Solar Industry Leads in the Rise in Number of Renewables Jobs Globally
Renewable energy has become one of the largest and most significant employers worldwide. Global data shows that the solar industry grew to 6.5 million renewables jobs in 2013, a 14 percent rise.
The solar panel industry contributed the most jobs, hiring 2.27 million people in 2013. China was the largest renewable employment nation with 2.6 million jobs, followed by Brazil with 0.89 million jobs, and the US with 0.63 million jobs.
The report from the International Renewable Energy Agency identifies increasing installations of solar photovoltaic panels as the main reason for the growth in jobs.

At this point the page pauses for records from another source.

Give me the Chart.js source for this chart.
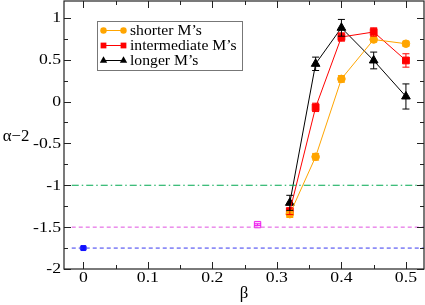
<!DOCTYPE html>
<html>
<head>
<meta charset="utf-8">
<script src="https://cdn.jsdelivr.net/npm/chart.js@4.4.1/dist/chart.umd.min.js"></script>
<style>
  body { margin: 0; background: #fff; }
  #wrap { width: 425px; height: 305px; }
</style>
</head>
<body>
<div id="wrap"><canvas id="chart" width="425" height="305"></canvas></div>
<script>
// values
const betas = [0.32, 0.36, 0.40, 0.45, 0.50];
const shorter = [-1.345, -0.66, 0.27, 0.74, 0.69];
const shorterErr = [0.04, 0.04, 0.04, 0.03, 0.03];
const intermediate = [-1.31, -0.07, 0.77, 0.83, 0.49];
const intermediateErr = [0.04, 0.05, 0.05, 0.05, 0.08];
const longer = [-1.21, 0.45, 0.88, 0.49, 0.06];
const longerErr = [0.09, 0.08, 0.10, 0.10, 0.15];

const refLevels = [-1, -1.5, -1.75];
const refSpan = [-0.018, 0.528];
const bluePoint = [0, -1.75];
const bluePointErr = 0.012;
const magentaPoint = [0.27, -1.47];
const magentaPointErr = 0.01;

const seriesLabels = ["shorter M\u2019s", "intermediate M\u2019s", "longer M\u2019s"];
const xTicks = [0, 0.1, 0.2, 0.3, 0.4, 0.5];
const yTicks = [-2, -1.5, -1, -0.5, 0, 0.5, 1];
const xMinorStep = 0.05;
const yMinorStep = 0.25;

const SERIF = "'Liberation Serif', 'DejaVu Serif', serif";

const pts = (xs, ys) => xs.map((x, i) => ({ x: x, y: ys[i] }));

// reference lines drawn first so markers sit on top
const refDatasets = [
  { color: '#00a850', dash: [7, 3, 1.5, 3] },
  { color: '#e050e0', dash: [4, 3] },
  { color: '#3838f0', dash: [4, 3] }
].map((st, i) => ({
  type: 'line',
  data: [{ x: refSpan[0], y: refLevels[i] }, { x: refSpan[1], y: refLevels[i] }],
  borderColor: st.color,
  borderWidth: 1,
  borderDash: st.dash,
  pointRadius: 0,
  fill: false,
  legend: false
}));

const datasets = refDatasets.concat([
  {
    type: 'scatter',
    data: [{ x: bluePoint[0], y: bluePoint[1] }],
    errors: [bluePointErr],
    pointStyle: 'rect', pointRadius: 3.5,
    backgroundColor: '#1010ff', borderColor: '#1010ff', borderWidth: 1,
    legend: false
  },
  {
    type: 'scatter',
    data: [{ x: magentaPoint[0], y: magentaPoint[1] }],
    errors: [magentaPointErr],
    pointStyle: 'rect', pointRadius: 4.5,
    backgroundColor: 'rgba(255,120,255,0.35)', borderColor: '#ee22ee', borderWidth: 1,
    legend: false
  },
  {
    label: seriesLabels[0],
    type: 'line',
    data: pts(betas, shorter),
    errors: shorterErr,
    borderColor: '#ffa500', backgroundColor: '#ffa500',
    borderWidth: 1, pointStyle: 'circle', pointRadius: 3.8,
    fill: false, tension: 0, legend: true
  },
  {
    label: seriesLabels[1],
    type: 'line',
    data: pts(betas, intermediate),
    errors: intermediateErr,
    borderColor: '#ff0000', backgroundColor: '#ff0000',
    borderWidth: 1, pointStyle: 'rect', pointRadius: 4.8,
    fill: false, tension: 0, legend: true
  },
  {
    label: seriesLabels[2],
    type: 'line',
    data: pts(betas, longer),
    errors: longerErr,
    borderColor: '#000000', backgroundColor: '#000000',
    borderWidth: 1, pointStyle: 'triangle', pointRadius: 5,
    fill: false, tension: 0, legend: true
  }
]);

function fmt(v) {
  const r = Math.round(v * 100) / 100;
  return String(r);
}

// the original's serif lettering is a bit wider than Liberation Serif
function wideText(ctx, text, x, y, align, sx) {
  ctx.save();
  ctx.translate(x, y);
  ctx.scale(sx, 1);
  ctx.textAlign = align;
  ctx.fillText(text, 0, 0);
  ctx.restore();
}

// error bars with small caps
const errorBars = {
  id: 'errorBars',
  afterDatasetsDraw(chart) {
    const ctx = chart.ctx;
    const xs = chart.scales.x, ys = chart.scales.y;
    chart.data.datasets.forEach((ds) => {
      if (!ds.errors) return;
      ctx.save();
      ctx.strokeStyle = ds.borderColor;
      ctx.lineWidth = 1;
      ds.data.forEach((p, i) => {
        const e = ds.errors[i];
        const px = xs.getPixelForValue(p.x);
        const top = ys.getPixelForValue(p.y + e);
        const bot = ys.getPixelForValue(p.y - e);
        ctx.beginPath();
        ctx.moveTo(px, top); ctx.lineTo(px, bot);
        ctx.moveTo(px - 3.5, top); ctx.lineTo(px + 3.5, top);
        ctx.moveTo(px - 3.5, bot); ctx.lineTo(px + 3.5, bot);
        ctx.stroke();
      });
      ctx.restore();
    });
  }
};

// frame with inward ticks on all four sides, tick labels and axis titles
const frame = {
  id: 'frame',
  afterDraw(chart) {
    const ctx = chart.ctx;
    const a = chart.chartArea;
    const xs = chart.scales.x, ys = chart.scales.y;
    ctx.save();
    ctx.strokeStyle = '#222';
    ctx.lineWidth = 1.2;
    ctx.strokeRect(a.left, a.top, a.right - a.left, a.bottom - a.top);
    ctx.lineWidth = 1;
    ctx.beginPath();
    for (let v = xTicks[0]; v <= xs.max + 1e-9; v += xMinorStep) {
      const major = xTicks.some(t => Math.abs(t - v) < 1e-6);
      const len = major ? 7 : 4;
      const px = Math.round(xs.getPixelForValue(v)) + 0.5;
      ctx.moveTo(px, a.bottom); ctx.lineTo(px, a.bottom - len);
      ctx.moveTo(px, a.top); ctx.lineTo(px, a.top + len);
    }
    for (let v = yTicks[0]; v <= ys.max + 1e-9; v += yMinorStep) {
      const major = yTicks.some(t => Math.abs(t - v) < 1e-6);
      const len = major ? 7 : 4;
      const py = Math.round(ys.getPixelForValue(v)) + 0.5;
      ctx.moveTo(a.left, py); ctx.lineTo(a.left + len, py);
      ctx.moveTo(a.right, py); ctx.lineTo(a.right - len, py);
    }
    ctx.stroke();

    ctx.fillStyle = '#000';
    ctx.font = '15px ' + SERIF;
    ctx.textBaseline = 'top';
    xTicks.forEach(v => wideText(ctx, fmt(v), xs.getPixelForValue(v), a.bottom + 2, 'center', 1.18));
    ctx.textBaseline = 'middle';
    yTicks.forEach(v => wideText(ctx, fmt(v), a.left - 3, ys.getPixelForValue(v) + 0.5, 'right', 1.18));

    // axis titles, y title kept upright like the original
    ctx.font = '16px ' + SERIF;
    ctx.textBaseline = 'middle';
    wideText(ctx, '\u03b1\u22122', 16, 137, 'center', 1.05);
    wideText(ctx, '\u03b2', (a.left + a.right) / 2, 294, 'center', 1.05);
    ctx.restore();
  }
};

function marker(ctx, style, x, y, r) {
  ctx.beginPath();
  if (style === 'circle') {
    ctx.arc(x, y, r, 0, Math.PI * 2);
  } else if (style === 'rect') {
    const s = r * Math.SQRT1_2;
    ctx.rect(x - s, y - s, 2 * s, 2 * s);
  } else {
    ctx.moveTo(x, y - r);
    ctx.lineTo(x + r * 0.87, y + r * 0.5);
    ctx.lineTo(x - r * 0.87, y + r * 0.5);
    ctx.closePath();
  }
  ctx.fill();
}

// boxed legend in the upper left of the plot
const boxLegend = {
  id: 'boxLegend',
  afterDraw(chart) {
    const ctx = chart.ctx;
    const items = chart.data.datasets.filter(d => d.legend);
    const bx = 97, by = 21, bw = 145, bh = 49;
    ctx.save();
    ctx.fillStyle = '#fff';
    ctx.fillRect(bx, by, bw, bh);
    ctx.strokeStyle = '#777';
    ctx.lineWidth = 1;
    ctx.strokeRect(bx + 0.5, by + 0.5, bw, bh);
    ctx.font = '14px ' + SERIF;
    ctx.textBaseline = 'middle';
    items.forEach((d, i) => {
      const y = by + 9.5 + i * 15;
      ctx.strokeStyle = d.borderColor;
      ctx.fillStyle = d.backgroundColor;
      ctx.beginPath();
      ctx.moveTo(103, y); ctx.lineTo(124, y);
      ctx.stroke();
      marker(ctx, d.pointStyle, 103.5, y, d.pointRadius * 0.85);
      marker(ctx, d.pointStyle, 123.5, y, d.pointRadius * 0.85);
      ctx.fillStyle = '#000';
      wideText(ctx, d.label, 130, y + 0.5, 'left', 1.12);
    });
    ctx.restore();
  }
};

new Chart(document.getElementById('chart'), {
  type: 'scatter',
  data: { datasets: datasets },
  options: {
    responsive: false,
    animation: false,
    devicePixelRatio: 1,
    layout: { autoPadding: false, padding: { top: 1, right: 1, left: 0, bottom: 0 } },
    plugins: {
      legend: { display: false },
      tooltip: { enabled: false }
    },
    scales: {
      x: {
        type: 'linear',
        min: -0.03,
        max: 0.528,
        grid: { display: false, drawTicks: false },
        border: { display: false },
        ticks: { display: false },
        afterBuildTicks: (s) => { s.ticks = xTicks.map(v => ({ value: v })); },
        afterFit: (s) => { s.height = 36; }
      },
      y: {
        type: 'linear',
        min: -2,
        max: 1.2,
        grid: { display: false, drawTicks: false },
        border: { display: false },
        ticks: { display: false },
        afterBuildTicks: (s) => { s.ticks = yTicks.map(v => ({ value: v })); },
        afterFit: (s) => { s.width = 64; }
      }
    }
  },
  plugins: [errorBars, frame, boxLegend]
});
</script>
</body>
</html>
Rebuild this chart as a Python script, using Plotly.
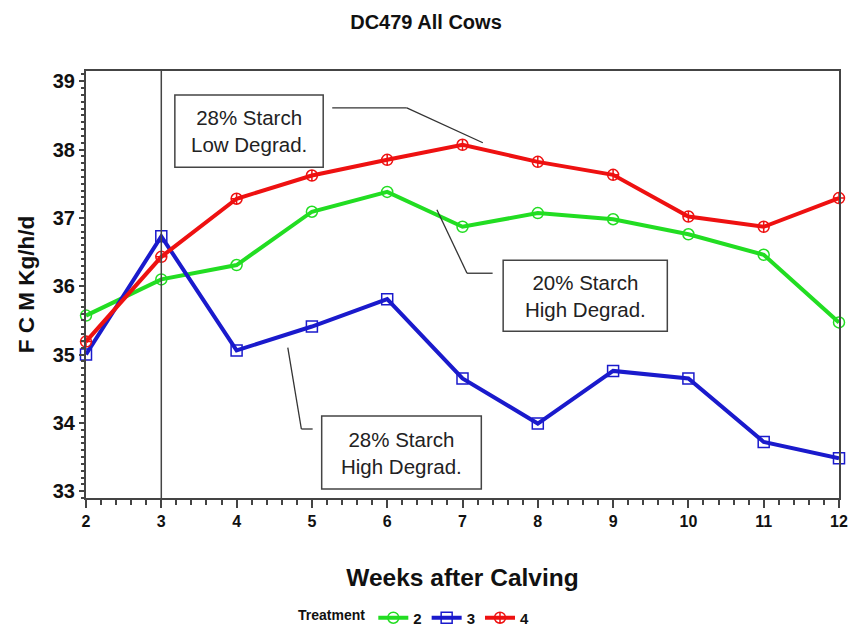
import plotly.graph_objects as go

weeks = [2, 3, 4, 5, 6, 7, 8, 9, 10, 11, 12]
trt2 = [35.57, 36.10, 36.31, 37.09, 37.38, 36.87, 37.07, 36.98, 36.76, 36.46, 35.47]
trt3 = [35.00, 36.73, 35.06, 35.41, 35.81, 34.65, 33.99, 34.76, 34.65, 33.72, 33.48]
trt4 = [35.19, 36.43, 37.28, 37.62, 37.85, 38.07, 37.82, 37.63, 37.02, 36.87, 37.29]
series_names = ["2", "3", "4"]
x_ticks = [2, 3, 4, 5, 6, 7, 8, 9, 10, 11, 12]
y_ticks = [33, 34, 35, 36, 37, 38, 39]

FONT = "Liberation Sans, Arial, sans-serif"
AX = "#444444"

fig = go.Figure()
styles = [
    (trt2, "#22dd22", "circle-open"),
    (trt3, "#1a1acc", "square-open"),
    (trt4, "#ee1111", "circle-cross-open"),
]
for (vals, col, sym), name in zip(styles, series_names):
    fig.add_trace(go.Scatter(
        x=weeks, y=vals, name=f"<b>{name}</b>", mode="lines+markers",
        line=dict(color=col, width=4),
        marker=dict(symbol=sym, size=11, color=col, line=dict(width=1.5, color=col)),
        cliponaxis=False,
    ))

shapes = []
shapes.append(dict(type="line", xref="x", yref="paper", x0=3, x1=3, y0=0, y1=1,
                   line=dict(color=AX, width=1.5)))
boxes = [
    (3.18, 5.15, 37.74, 38.80, "28% Starch<br>Low Degrad."),
    (7.54, 9.72, 35.34, 36.38, "20% Starch<br>High Degrad."),
    (5.13, 7.25, 33.03, 34.10, "28% Starch<br>High Degrad."),
]
annotations = []
for x0, x1, y0, y1, txt in boxes:
    shapes.append(dict(type="rect", xref="x", yref="y", x0=x0, x1=x1, y0=y0, y1=y1,
                       line=dict(color=AX, width=1.5), fillcolor="white", layer="above"))
    annotations.append(dict(x=(x0 + x1) / 2, y=(y0 + y1) / 2, xref="x", yref="y",
                            text=txt, showarrow=False,
                            font=dict(family=FONT, size=20.5, color="#222222")))
leaders = [
    [(5.27, 38.61), (6.26, 38.61), (7.27, 38.10)],
    [(6.66, 37.12), (7.06, 36.19), (7.40, 36.19)],
    [(4.68, 35.10), (4.86, 33.91), (5.01, 33.91)],
]
for pts in leaders:
    for (xa, ya), (xb, yb) in zip(pts[:-1], pts[1:]):
        shapes.append(dict(type="line", xref="x", yref="y", x0=xa, y0=ya, x1=xb, y1=yb,
                           line=dict(color="#333333", width=1.3)))

fig.update_layout(
    width=852, height=627,
    margin=dict(l=86, r=13, t=71, b=129),
    paper_bgcolor="white", plot_bgcolor="white",
    title=dict(text="<b>DC479 All Cows</b>", x=0.5, xanchor="center", y=0.965, yanchor="middle",
               font=dict(family=FONT, size=20, color="#111111")),
    shapes=shapes,
    annotations=annotations,
    showlegend=True,
    legend=dict(orientation="h", x=0.437, xanchor="center",
                yref="container", y=0.0144, yanchor="middle",
                title=dict(text="<b>Treatment</b>", font=dict(family=FONT, size=14, color="#111111")),
                font=dict(family=FONT, size=15, color="#111111"),
                itemwidth=30, bgcolor="rgba(0,0,0,0)"),
    xaxis=dict(
        range=[2, 12], tickvals=x_ticks, ticktext=[f"<b>{t}</b>" for t in x_ticks],
        showgrid=False, zeroline=False, automargin=False,
        showline=True, linecolor=AX, linewidth=2, mirror=True,
        ticks="outside", ticklen=8, tickwidth=2, tickcolor=AX,
        minor=dict(dtick=0.2, ticks="outside", ticklen=5, tickwidth=2, tickcolor=AX),
        tickfont=dict(family=FONT, size=16, color="#111111"),
        title=dict(text="<b>Weeks after Calving</b>", standoff=40,
                   font=dict(family=FONT, size=24.5, color="#111111")),
    ),
    yaxis=dict(
        range=[32.9, 39.15], tickvals=y_ticks, ticktext=[f"<b>{t}</b>" for t in y_ticks],
        showgrid=False, zeroline=False, automargin=False,
        showline=True, linecolor=AX, linewidth=2, mirror=True,
        ticks="outside", ticklen=5, tickwidth=2, tickcolor=AX,
        minor=dict(dtick=0.1, ticks="outside", ticklen=3, tickwidth=1.5, tickcolor=AX),
        tickfont=dict(family=FONT, size=20, color="#111111"),
        title=dict(text="<b>F C M Kg/h/d</b>", standoff=12,
                   font=dict(family=FONT, size=22.5, color="#111111")),
    ),
)

fig.write_html("out.html", config={"displayModeBar": False},
               post_script="document.body.style.margin='0px';document.body.style.overflow='hidden';")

From hydropower to the fossil fuel industry, catch up on the latest energy news in this week’s Friday Fastbreak.
U.S. Looks to Hydropower to Cut Dependency on Coal
A new study from the U.S. Department of Energy suggests that the country can reduce its reliance on coal and, thus, lower greenhouse gas emissions, by embracing hydropower. Untapped waterways around the country in non-protected areas could produce roughly 65 gigawatts of hydropower capacity annually. That would be enough electricity to power more than 45.5 million homes and would increase U.S. hydropower production to nearly twice its current amount.
Baker Hughes Inc. says it will become the first major oil field services company to stop ignoring the elephant in the room and begin disclosing all the chemicals it uses in its hydraulic fracturing operations.
Rivals Schlumberger and Halliburton, the largest and second-largest service companies, respectively, have not yet commented on when, or whether they will follow No. 3 Baker Hughes’ lead. Industry watchers, however, now widely expect them to eventually disclose the nature of all their fracking chemicals as well.